Bubbles is robbed by the same man a third time shortly afterwards and takes another beating. Bubbles finally tracks Sherrod down to the corner where he is working and asks him to come home. He notices that Sherrod has begun using drugs. When Bubbles gets home, Sherrod has not come back.

==Production==
This episode marks the first time Bubbles's real name is used when Marcia Donnelly calls him "Mr. Cousins".

This is the second time the Italian film L'ultimo bacio appears on the show; when a bootleg DVD is taken by Officer Walker it appears to be a copy of this film. The first appearance was in the third season, in the episode "All Due Respect".

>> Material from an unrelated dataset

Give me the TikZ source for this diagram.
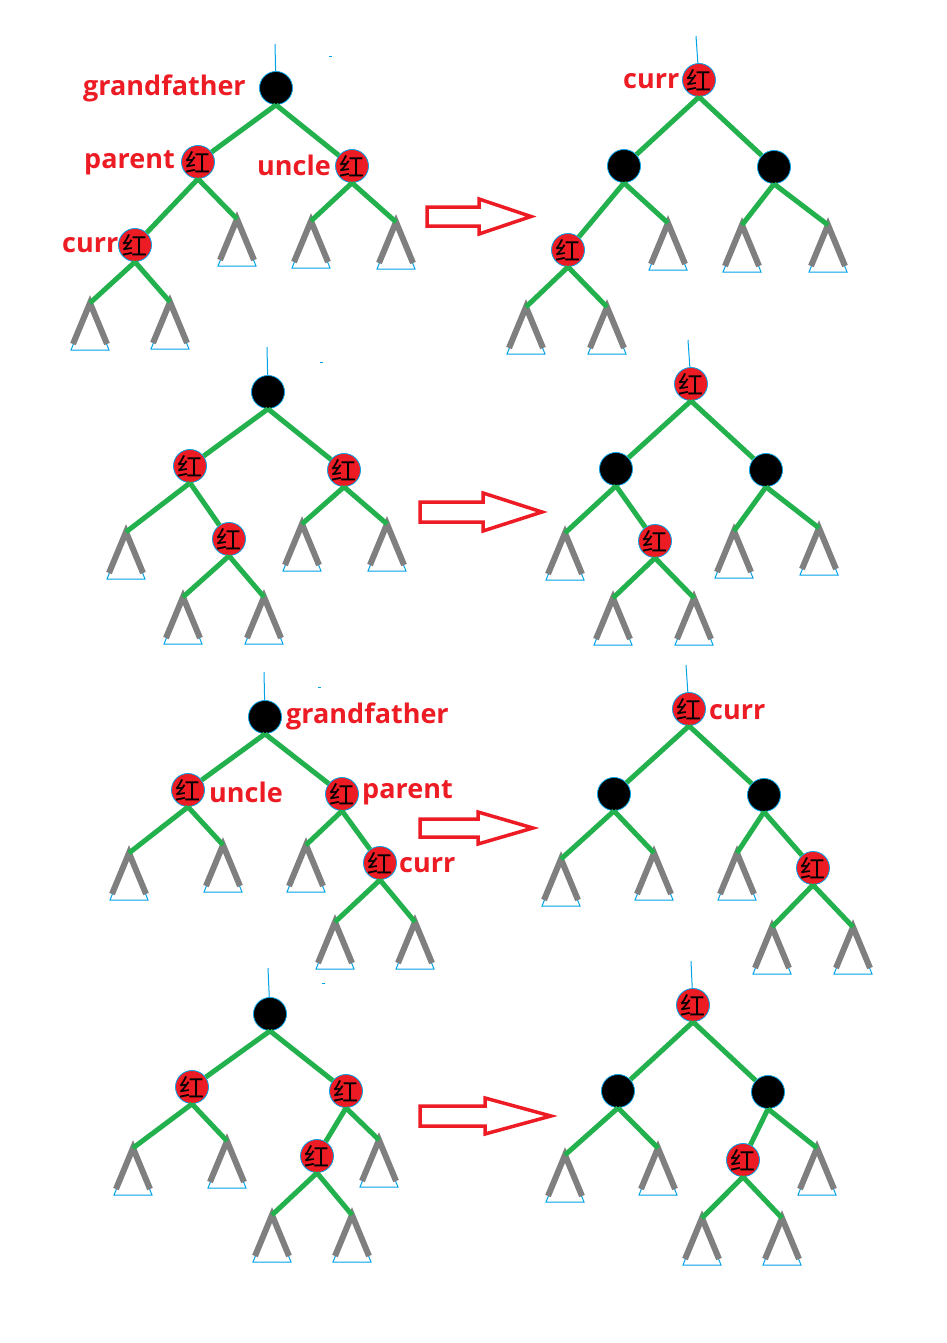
\documentclass[tikz,border=0pt]{standalone}
\usepackage{fontspec}
\newfontfamily\cjkfam{Noto Sans CJK SC}
\newfontfamily\labfam{Open Sans}
\definecolor{rbred}{HTML}{ED1C24}
\definecolor{treegreen}{HTML}{22B14C}
\definecolor{leggray}{HTML}{7F7F7F}
\definecolor{nodeblue}{HTML}{00A2E8}
\tikzset{
  rb/.style={circle, fill=rbred, draw=nodeblue, line width=0.8pt, minimum size=33pt, inner sep=0pt, font=\cjkfam\fontsize{25}{25}\selectfont},
  bk/.style={circle, fill=black, draw=nodeblue, line width=0.8pt, minimum size=33pt, inner sep=0pt},
  lbl/.style={text=rbred, font=\labfam\bfseries\fontsize{27}{27}\selectfont, inner sep=0pt, anchor=base west},
  tedge/.style={draw=treegreen, line width=5pt},
  stem/.style={draw=nodeblue, line width=1pt},
  bigarr/.style={draw=rbred, line width=3.5pt, line join=miter},
  subtree/.pic={
    \coordinate (-a) at (0,0);
    \draw[nodeblue, line width=1pt] (0,0) -- (-19,47) -- (19,47) -- cycle;
    \draw[leggray, line width=6pt] (-17,41) -- (0,0) -- (17,41);
  }
}
\newcommand\bigarrow[6]{% left, mid, shaft end, tip, half, head half
  \draw[bigarr] (#1,#2-#5) -- (#3,#2-#5) -- (#3,#2-#6) -- (#4,#2) -- (#3,#2+#6) -- (#3,#2+#5) -- (#1,#2+#5) -- cycle;}
\begin{document}
\begin{tikzpicture}[x=1pt,y=-1pt]
\useasboundingbox (0,0) rectangle (946,1343);
\fill[white] (0,0) rectangle (946,1343);

% ---------- Tree 1 left ----------
\pic (aT1) at (90,303) {subtree};
\pic (aT2) at (170,302) {subtree};
\pic (aT3) at (237,219) {subtree};
\pic (aT4) at (311,221) {subtree};
\pic (aT5) at (396,222) {subtree};
\coordinate (as) at (275,44);
\coordinate (ad1) at (329,57); \coordinate (ad2) at (332,57);
\draw[stem] (ad1) -- (ad2);
\node[bk] (aG) at (276,88) {};
\node[rb] (aP) at (198,162) {红};
\node[rb] (aU) at (352,166) {红};
\node[rb] (aC) at (135,245) {红};
\draw[stem] (as) -- (aG);
\draw[tedge] (aG.south) -- (aP);
\draw[tedge] (aG.south) -- (aU);
\draw[tedge] (aP.south) -- (aC);
\draw[tedge] (aP.south) -- (aT3-a);
\draw[tedge] (aU.south) -- (aT4-a);
\draw[tedge] (aU.south) -- (aT5-a);
\draw[tedge] (aC.south) -- (aT1-a);
\draw[tedge] (aC.south) -- (aT2-a);
\node[lbl] (al1) at (83,96) {grandfather};
\node[lbl] (al2) at (84,169) {parent};
\node[lbl] (al3) at (257,176) {uncle};
\node[lbl] (al4) at (62,252) {curr};

\bigarrow{427}{216.5}{479}{531}{9.5}{17.5}

% ---------- Tree 1 right ----------
\pic (bT1) at (668,223) {subtree};
\pic (bT2) at (742,225) {subtree};
\pic (bT3) at (828,225) {subtree};
\pic (bT4) at (526,307) {subtree};
\pic (bT5) at (607,307) {subtree};
\coordinate (bs) at (696,36);
\node[rb] (bR) at (699,80) {红};
\node[bk] (bL) at (624,166) {};
\node[bk] (bRR) at (774,167) {};
\node[rb] (bLL) at (568,250) {红};
\draw[stem] (bs) -- (bR);
\draw[tedge] (bR.south) -- (bL);
\draw[tedge] (bR.south) -- (bRR);
\draw[tedge] (bL.south) -- (bLL);
\draw[tedge] (bL.south) -- (bT1-a);
\draw[tedge] (bRR.south) -- (bT2-a);
\draw[tedge] (bRR.south) -- (bT3-a);
\draw[tedge] (bLL.south) -- (bT4-a);
\draw[tedge] (bLL.south) -- (bT5-a);
\node[lbl] (bl1) at (623,89) {curr};

% ---------- Tree 2 left ----------
\pic (cT1) at (126,532) {subtree};
\pic (cT2) at (183,597) {subtree};
\pic (cT3) at (264,597) {subtree};
\pic (cT4) at (302,524) {subtree};
\pic (cT5) at (387,524) {subtree};
\coordinate (cs) at (267,347);
\coordinate (cd1) at (320,362); \coordinate (cd2) at (323,362);
\draw[stem] (cd1) -- (cd2);
\node[bk] (cG) at (268,392) {};
\node[rb] (cL) at (190,466) {红};
\node[rb] (cR) at (344,470) {红};
\node[rb] (cLR) at (229,539) {红};
\draw[stem] (cs) -- (cG);
\draw[tedge] (cG.south) -- (cL);
\draw[tedge] (cG.south) -- (cR);
\draw[tedge] (cL.south) -- (cT1-a);
\draw[tedge] (cL.south) -- (cLR);
\draw[tedge] (cLR.south) -- (cT2-a);
\draw[tedge] (cLR.south) -- (cT3-a);
\draw[tedge] (cR.south) -- (cT4-a);
\draw[tedge] (cR.south) -- (cT5-a);

\bigarrow{420}{512}{483}{542}{10}{19}

% ---------- Tree 2 right ----------
\pic (dT1) at (565,533) {subtree};
\pic (dT2) at (613,598) {subtree};
\pic (dT3) at (694,598) {subtree};
\pic (dT4) at (734,531) {subtree};
\pic (dT5) at (819,528) {subtree};
\coordinate (ds) at (688,340);
\node[rb] (dR) at (691,384) {红};
\node[bk] (dL) at (616,469) {};
\node[bk] (dRR) at (766,470) {};
\node[rb] (dLR) at (655,541) {红};
\draw[stem] (ds) -- (dR);
\draw[tedge] (dR.south) -- (dL);
\draw[tedge] (dR.south) -- (dRR);
\draw[tedge] (dL.south) -- (dT1-a);
\draw[tedge] (dL.south) -- (dLR);
\draw[tedge] (dLR.south) -- (dT2-a);
\draw[tedge] (dLR.south) -- (dT3-a);
\draw[tedge] (dRR.south) -- (dT4-a);
\draw[tedge] (dRR.south) -- (dT5-a);

% ---------- Tree 3 left ----------
\pic (eT1) at (129,853) {subtree};
\pic (eT2) at (223,845) {subtree};
\pic (eT3) at (306,845) {subtree};
\pic (eT4) at (335,922) {subtree};
\pic (eT5) at (415,922) {subtree};
\coordinate (es) at (264,672);
\coordinate (ed1) at (318,687); \coordinate (ed2) at (321,687);
\draw[stem] (ed1) -- (ed2);
\node[bk] (eG) at (265,717) {};
\node[rb] (eU) at (188,790) {红};
\node[rb] (eP) at (342,794) {红};
\node[rb] (eC) at (380,863) {红};
\draw[stem] (es) -- (eG);
\draw[tedge] (eG.south) -- (eU);
\draw[tedge] (eG.south) -- (eP);
\draw[tedge] (eU.south) -- (eT1-a);
\draw[tedge] (eU.south) -- (eT2-a);
\draw[tedge] (eP.south) -- (eT3-a);
\draw[tedge] (eP.south) -- (eC);
\draw[tedge] (eC.south) -- (eT4-a);
\draw[tedge] (eC.south) -- (eT5-a);
\node[lbl] (el1) at (286,723) {grandfather};
\node[lbl] (el2) at (209,802) {uncle};
\node[lbl] (el3) at (362,798) {parent};
\node[lbl] (el4) at (399,872) {curr};

\bigarrow{420}{828}{478}{533}{9}{16}

% ---------- Tree 3 right ----------
\pic (fT1) at (561,859) {subtree};
\pic (fT2) at (654,853) {subtree};
\pic (fT3) at (737,853) {subtree};
\pic (fT4) at (772,927) {subtree};
\pic (fT5) at (853,927) {subtree};
\coordinate (fs) at (686,665);
\node[rb] (fR) at (689,709) {红};
\node[bk] (fL) at (614,794) {};
\node[bk] (fRR) at (764,795) {};
\node[rb] (fRRR) at (813,868) {红};
\draw[stem] (fs) -- (fR);
\draw[tedge] (fR.south) -- (fL);
\draw[tedge] (fR.south) -- (fRR);
\draw[tedge] (fL.south) -- (fT1-a);
\draw[tedge] (fL.south) -- (fT2-a);
\draw[tedge] (fRR.south) -- (fT3-a);
\draw[tedge] (fRR.south) -- (fRRR);
\draw[tedge] (fRRR.south) -- (fT4-a);
\draw[tedge] (fRRR.south) -- (fT5-a);
\node[lbl] (fl1) at (709,719) {curr};

% ---------- Tree 4 left ----------
\pic (gT1) at (133,1148) {subtree};
\pic (gT2) at (227,1141) {subtree};
\pic (gT3) at (379,1140) {subtree};
\pic (gT4) at (272,1215) {subtree};
\pic (gT5) at (352,1215) {subtree};
\coordinate (gs) at (268,968);
\coordinate (gd1) at (322,983); \coordinate (gd2) at (325,983);
\draw[stem] (gd1) -- (gd2);
\node[bk] (gG) at (270,1014) {};
\node[rb] (gL) at (192,1087) {红};
\node[rb] (gR) at (346,1091) {红};
\node[rb] (gRL) at (317,1156) {红};
\draw[stem] (gs) -- (gG);
\draw[tedge] (gG.south) -- (gL);
\draw[tedge] (gG.south) -- (gR);
\draw[tedge] (gL.south) -- (gT1-a);
\draw[tedge] (gL.south) -- (gT2-a);
\draw[tedge] (gR.south) -- (gRL);
\draw[tedge] (gR.south) -- (gT3-a);
\draw[tedge] (gRL.south) -- (gT4-a);
\draw[tedge] (gRL.south) -- (gT5-a);

\bigarrow{420}{1116}{485}{551}{10}{18}

% ---------- Tree 4 right ----------
\pic (hT1) at (565,1155) {subtree};
\pic (hT2) at (658,1148) {subtree};
\pic (hT3) at (817,1148) {subtree};
\pic (hT4) at (702,1218) {subtree};
\pic (hT5) at (782,1218) {subtree};
\coordinate (hs) at (691,961);
\node[rb] (hR) at (693,1005) {红};
\node[bk] (hL) at (618,1091) {};
\node[bk] (hRR) at (768,1092) {};
\node[rb] (hRL) at (743,1160) {红};
\draw[stem] (hs) -- (hR);
\draw[tedge] (hR.south) -- (hL);
\draw[tedge] (hR.south) -- (hRR);
\draw[tedge] (hL.south) -- (hT1-a);
\draw[tedge] (hL.south) -- (hT2-a);
\draw[tedge] (hRR.south) -- (hRL);
\draw[tedge] (hRR.south) -- (hT3-a);
\draw[tedge] (hRL.south) -- (hT4-a);
\draw[tedge] (hRL.south) -- (hT5-a);
\end{tikzpicture}
\end{document}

In the episode's opening scene, Omar is shown reading Ghettoheat by Hickson.

In the second scene, over the radio at Bubbles', a columnist can be heard describing his job as reminiscent to the one of David Simon.

===Title reference===
The reference is from the proverb "Do unto others as you would have done to yourself". This ties into the golden rule Bunk mentions to Omar, who is facing retribution from many of his former victims in prison. It also references Bunk's interference in Holley's and Crutchfield's homicide case, after which Crutchfield threatens to interfere with the next case Bunk catches.

===Epigraph===

Aw yeah. That golden rule.
— The Bunk

Bunk says this to Omar during their interrogation.

===Credits===

====Starring cast====
Although credited Dominic West does not appear in this episode.

====Guest stars====

- Jermaine Crawford as Duquan "Dukie" Weems
- Maestro Harrell as Randy Wagstaff
- Julito McCullum as Namond Brice
- Tristan Wilds as Michael Lee
- Robert F. Chew as Proposition Joe
- Tootsie Duvall as Assistant Principal Marcia Donnelly
- Dravon James as Mrs. Grace Sampson
- Ed Norris as Detective Ed Norris
- Michael Kostroff as Maurice Levy
- Delaney Williams as Sergeant Jay Landsman
- Sam Coppola as Young Tony – Former Mayor
- Gregory L. Williams as Detective Michael Crutchfield
- Brian Anthony Wilson as Detective Vernon Holley
- Cleo Reginald Pizana as Chief of Staff Coleman Parker
- Susan Rome as Assistant State's Attorney Ilene Nathan
- Frederick Strother as State Delegate Odell Watkins
- Karen Vicks as Gerry
- Stacie Davis as Miss Duquette
- Dan DeLuca as Dr. David Parenti
- Dion Graham as State's Attorney Rupert Bond
- Katherine Schmoke as Miss Mason
- Greg Ainsworth as Richard Switowski – Polygraph technician
- Nathan Corbett as Donut
- Thuliso Dingwall as Kenard
- Edward Green as Spider
- Jeffrey Lorenzo as Karim Williams
- Davone Cooper as Darnell Tyson
- Shenia Hatchett as Unknown
- Na'Dria Jennings as Chandra Porter
- Rakiya Orange as Charlene Young
- Gordon Timothy as Anthony Wardell – murder suspect
- Larry Andrews as Donnie
- Armando Cadogan, Jr. as Bubbles' Tormenter
- Rashad Orange as Sherrod
- Derrick Purvey as Big Guy
- Daniel Lee Robertson III as Shaun Williams

====Uncredited appearances====

- Gbenga Akkinagbe as Chris Partlow
- Felicia Pearson as Snoop
- Anwan Glover as Slim Charles
- Jonnie Louis Brown as Officer Eddie Walker
- Justin Burley as Justin
- Taylor King as Zenobia Dawson
- Rico Sterling as Calvin
- Dave Trovato as Major Cantrell
- Melissa D. Madison as Lieutenant Grayson
- Jonathon Ruckman as Officer McFarlane
- Dan Franko as Officer Ginter
- James Lewis as Marvin
- Unknown as Spider's Corner Boy
- Unknown as Sherrod's Crew Chief
- Unknown as Prisoner with shank
- Unknown as Kwanese
- Unknown as Latonya

===First appearances===
- Rupert Bond: newly elected Maryland State's Attorney for Baltimore City who promotes Ilene Nathan to 2nd Deputy SA and Rhonda Pearlman to lead VCU prosecutions.